The Economist: What other companies can learn from Apple, California’s master of innovation

“For a company that looked doomed a decade ago, it has been quite a comeback. Today Apple is literally an iconic company. Look at your iPod: the company name appears only in the small print. Some of the power of its brand comes from the extraordinary story of a computer company rescued from near-collapse by its co-founder, Steve Jobs, who returned to Apple in 1997 after years of exile, reinvented it as a consumer-electronics firm and is now taking it into the billion-unit-a-year mobile-phone industry (see article). But mostly Apple’s zest comes from its reputation for inventiveness. In polls of the world’s most innovative firms it consistently ranks first. From its first computer in 1977 to the mouse-driven Macintosh in 1984, the iPod music-player in 2001 and now the iPhone, which goes on sale in America this month, Apple has prospered by keeping just ahead of the times,” The Economist reports.

Apple “inspires an almost religious fervour among its customers. That is no doubt helped by the fact that its corporate biography is so closely bound up with the mercurial Mr Jobs, a rare showman in his industry. Yet for all its flaws and quirks, Apple has at least four important wider lessons to teach other companies,” The Economist reports.

• Innovation can come from without as well as within
• Design new products around the needs of the user, not the demands of the technology
• Sometimes ignore what the market says it wants today
• Fail wisely: learn from mistakes and try again

For the moment at least it is hard to think of a large company that better epitomises the art of innovation than Apple,” The Economist reports.

Full article here.


  1. What other companies can learn from Apple, California’s master of innovation?

    Well ALOT depends on the CEO.

    Second is, smart creative people don’t like to be told what to do.

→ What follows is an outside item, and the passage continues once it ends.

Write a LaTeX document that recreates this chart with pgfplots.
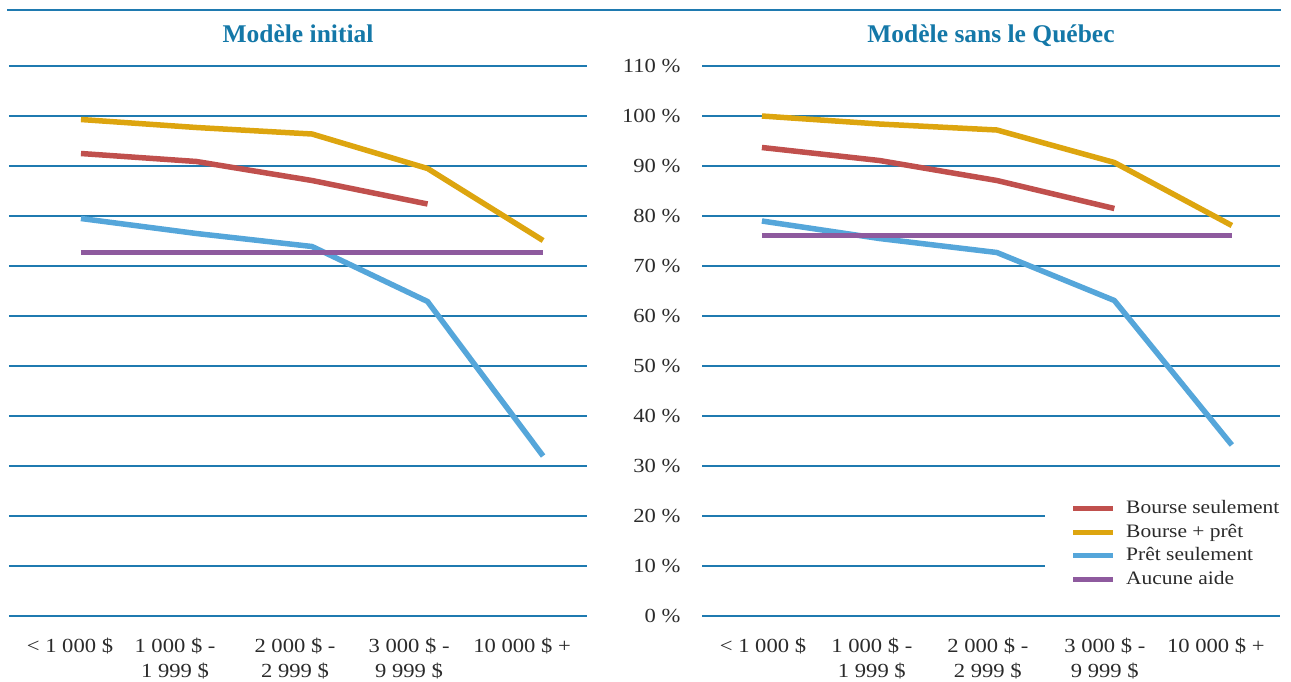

But you need smart creative people to advance you and your company.

    So the conclusion is to motivate smart creative people.

    Unfortunatly most companies executives want to pigeon hole people in routine tasks so they are not a bother and not a threat to their advancement.

    Then companies like Microsoft wonder why they are so mundane and medicore, unable to lift a creative leg to piss.

  2. How do you motivate smart creative people?

    You show them a problem that your unable to solve.

    If you show them a problem your able to solve, they realize that you could have solved this and be pissed at you.

    Creative people need praise for their work regardless, even if it’s a POS. If you can’t get anything productive out of their creative approaches, you have to let them go.

    Creative people can work better under mild deadline conditions, but watch out for burnout.

  3. There is no formula for good design. It takes a strong driving force (Steve Jobs) and a talented design group (ives & Co.)

    current CEO’s or managers have zero TASTE but there are definately, no doubt, thousands of Ives out there, but they get stiffled by managers with……all together now……NO TASTE.

    Good design is filtered out bad managers.

  4. “Design new products around the needs of the user, not the demands of the technology”

    On the other hand, Microsoft delivers technology oblivious of what their customers think. That’s why they lisence their R&D… cuz they can’t figure out what to do with their tech.

    Look at the Surface: neat technology, but they can’t figure out what to do with it because they don’t think about the customer.

    Marketing 101

  5. mike:

    C’mon, the Surface is nothing but a bunch of rehashed technology with a new name and a steep pricetag.
    Remember, Microsoft never invented ANYTHING.

    Also, Microsoft knows EXACTLY what their customers want and think. But who exactly are their real customers?

    IT workers. IT workers who depend on crappy Microsoft products to keep food on their tables, gas in their Fords and the latest polyester clothing in their closets. If MS products actually worked, tens of thousands of worthless dorks would be out on the streets.

    So, if Apple ever takes over the world, ex-MS dependent workers will easily revive the noble profession of village idiot.

    MDN Magic Word: Yep, the EVIDENCE is all there.

  6. Jobs has extremely high quality standards, yet he makes sure that he tests and uses products with the smarts of the average Joe instead of the average billionaire. He knows how to let people alone and do what they do best while doing what he does best.